Structure Isn’t Enough — Tasks Have to be Runnable
Breaking work into smaller pieces is nothing new. Most teams already do this, often with tidy hierarchies of initiatives, epics and tasks. This structure helps people reason about scope, but it doesn’t guarantee that an agent can actually do the work.
A task like ‘improve the authentication system’ fits neatly into a plan and still leaves every important decision unresolved: Which files change? Which behaviour is expected to change? What assumptions are safe to make?
When those details are missing, agents either stop and ask questions endlessly or move forward on guesses. Neither scale.
Tasks that work are boringly specific. They spell out what’s in scope, what depends on what, which parts of the codebase are involved and how success will be judged. That’s not ceremony; that’s what turns intent into something executable.
Validation Can’t be an Afterthought
Language models are very good at sounding sure of themselves. They are much worse at knowing whether something actually works. Anyone who has watched an agent confidently declare success on code that doesn’t run has seen this firsthand.
In single-step tasks, that’s annoying. In multi-agent systems, it’s dangerous. One unchecked assumption becomes input to the next step, and errors spread quietly until the system behaves unpredictably.

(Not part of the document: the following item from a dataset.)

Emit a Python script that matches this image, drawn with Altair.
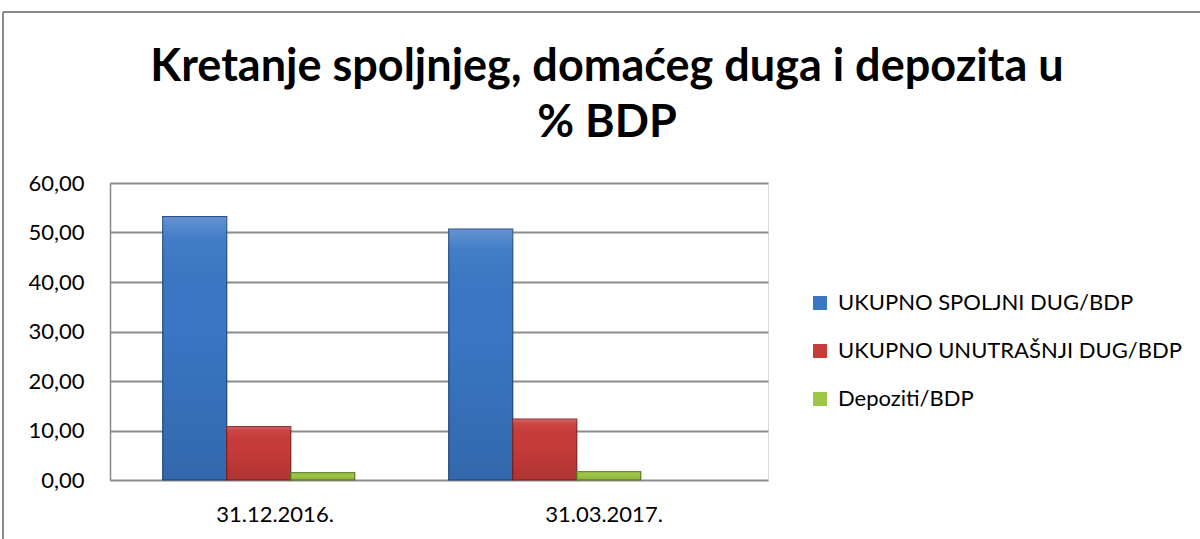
import altair as alt
import pandas as pd

dates = ["31.12.2016.", "31.03.2017."]
series = ["UKUPNO SPOLJNI DUG/BDP", "UKUPNO UNUTRAŠNJI DUG/BDP", "Depoziti/BDP"]
spoljni = [53.2, 50.7]
unutrasnji = [10.8, 12.3]
depoziti = [1.5, 1.7]
y_ticks = [0, 10, 20, 30, 40, 50, 60]
title_lines = ["Kretanje spoljnjeg, domaćeg duga i depozita u", "% BDP"]

fills = ["#3A76C4", "#C73B39", "#9DC645"]
strokes = ["#1E4A82", "#842222", "#5C7A22"]

rows = []
for i, d in enumerate(dates):
    for s, vals in zip(series, [spoljni, unutrasnji, depoziti]):
        rows.append({"date": d, "series": s, "value": vals[i]})
df = pd.DataFrame(rows)

FONT = "Lato"

y_enc = alt.Y("value:Q", title=None,
              scale=alt.Scale(domain=[0, 60], nice=False),
              axis=alt.Axis(values=y_ticks, ticks=False, domain=True,
                            domainColor="#888888", domainWidth=1.5,
                            grid=True, gridColor="#8c8c8c", gridWidth=2,
                            labelFontSize=22, labelFont=FONT, labelColor="#000000",
                            labelPadding=26,
                            labelExpr="replace(format(datum.value, '.2f'), '.', ',')"))

# category axis (labels at the centres of the full-width categories)
axis_layer = alt.Chart(df).mark_point(opacity=0).encode(
    x=alt.X("date:N", sort=dates, title=None,
            scale=alt.Scale(paddingInner=0, paddingOuter=0),
            axis=alt.Axis(labelAngle=0, ticks=False, domain=False, grid=False,
                          labelFontSize=22, labelFont=FONT, labelColor="#000000",
                          labelPadding=24)),
    y=y_enc,
)

bar_x = alt.X("date:N", sort=dates, title=None,
              scale=alt.Scale(paddingInner=0.3287, paddingOuter=0.3147, align=0.293),
              axis=None)
bar_xoff = alt.XOffset("series:N", sort=series,
                       scale=alt.Scale(paddingInner=0, paddingOuter=0))

bars = alt.Chart(df).mark_bar(strokeWidth=1.2).encode(
    x=bar_x,
    xOffset=bar_xoff,
    y=y_enc,
    color=alt.Color("series:N", sort=series,
                    scale=alt.Scale(domain=series, range=fills),
                    legend=alt.Legend(title=None, orient="none", legendX=699, legendY=109,
                                      symbolType="square", symbolSize=196,
                                      symbolStrokeWidth=0, labelLimit=0,
                                      labelFontSize=22, labelFont=FONT,
                                      labelColor="#000000", rowPadding=26,
                                      labelOffset=7)),
    stroke=alt.Stroke("series:N", sort=series,
                      scale=alt.Scale(domain=series, range=strokes), legend=None),
)

# soft vertical shading over the bars (lighter top, darker bottom)
shade = alt.Chart(df).mark_bar(
    fill=alt.Gradient(gradient="linear", x1=0, y1=0, x2=0, y2=1,
                      stops=[alt.GradientStop(color="rgba(255,255,255,0.22)", offset=0),
                             alt.GradientStop(color="rgba(255,255,255,0.05)", offset=0.08),
                             alt.GradientStop(color="rgba(0,0,0,0.0)", offset=0.4),
                             alt.GradientStop(color="rgba(0,0,0,0.12)", offset=1)]),
    strokeWidth=0,
).encode(x=bar_x, xOffset=bar_xoff, y=y_enc)

title_text = alt.Chart(alt.Data(values=[{}])).mark_text(
    text=title_lines, font=FONT, fontSize=45, fontWeight="bold", color="#000000",
    align="center", baseline="alphabetic", lineHeight=56,
).encode(x=alt.value(497), y=alt.value(-102))

border_v = alt.Chart(alt.Data(values=[{}])).mark_rule(color="#888888", strokeWidth=2).encode(
    x=alt.value(-107), y=alt.value(-171), y2=alt.value(360))
border_h = alt.Chart(alt.Data(values=[{}])).mark_rule(color="#888888", strokeWidth=2).encode(
    x=alt.value(-107), x2=alt.value(1095), y=alt.value(-171))

chart = alt.layer(axis_layer, bars, shade, title_text, border_v, border_h).resolve_scale(
    x="independent"
).properties(
    width=658, height=297,
    autosize=alt.AutoSizeParams(type="none"),
    padding={"left": 110, "top": 183, "right": 432, "bottom": 59},
).configure_view(stroke=None).configure(background="white")

chart.save("out.html", embed_options={"renderer": "svg", "actions": False})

The fix isn’t perfect verification; it’s discipline. Each step needs a clear way to prove it worked before anything downstream relies on it. If you can’t say how you’ll check the result, you shouldn’t automate the step.
Validation gates feel slow until you see what happens without them.
Plans Have to Change Without Resetting Everything
No plan survives implementation unchanged. Constraints surface. Priorities shift. Something that looked simple turns out not to be. What matters is what happens next.
Some teams lock plans down and force execution anyway. Others abandon the plan entirely and fall back to ad hoc prompting. Both approaches throw away useful context. One is rigid and the other has amnesia.
Good plans evolve. They keep what’s been learned and adjust what needs to change. Replanning shouldn’t mean starting over. It should mean refining the map as the terrain becomes clearer.
Why This Becomes Critical at Scale
AI agents execute quickly — that’s their strength. It’s also why weak planning hurts so much.
When execution is fast, mistakes compound faster, too. Context gets lost. Small misunderstandings turn into structural problems. The system doesn’t fail loudly; it drifts.
Speed alone isn’t the metric that matters anymore. The bottleneck has moved. It’s no longer typing or even generation — it’s clarity.
Planning is the Interface Now
In human teams, planning aligns people before work begins. In agentic systems, planning plays a similar role, but it’s closer to an interface than a meeting artifact. It’s how intent becomes something machines can follow without improvising.
Some tools are beginning to treat planning, validation and replanning as first-class engineering concerns rather than an informal setup. Artemis is one of the examples. But the point isn’t any specific platform — it’s the shift itself.
When execution is cheap, direction is everything.
The teams that get this right won’t just move faster, they’ll ship systems that still make sense a few months later, and that’s still the hard part.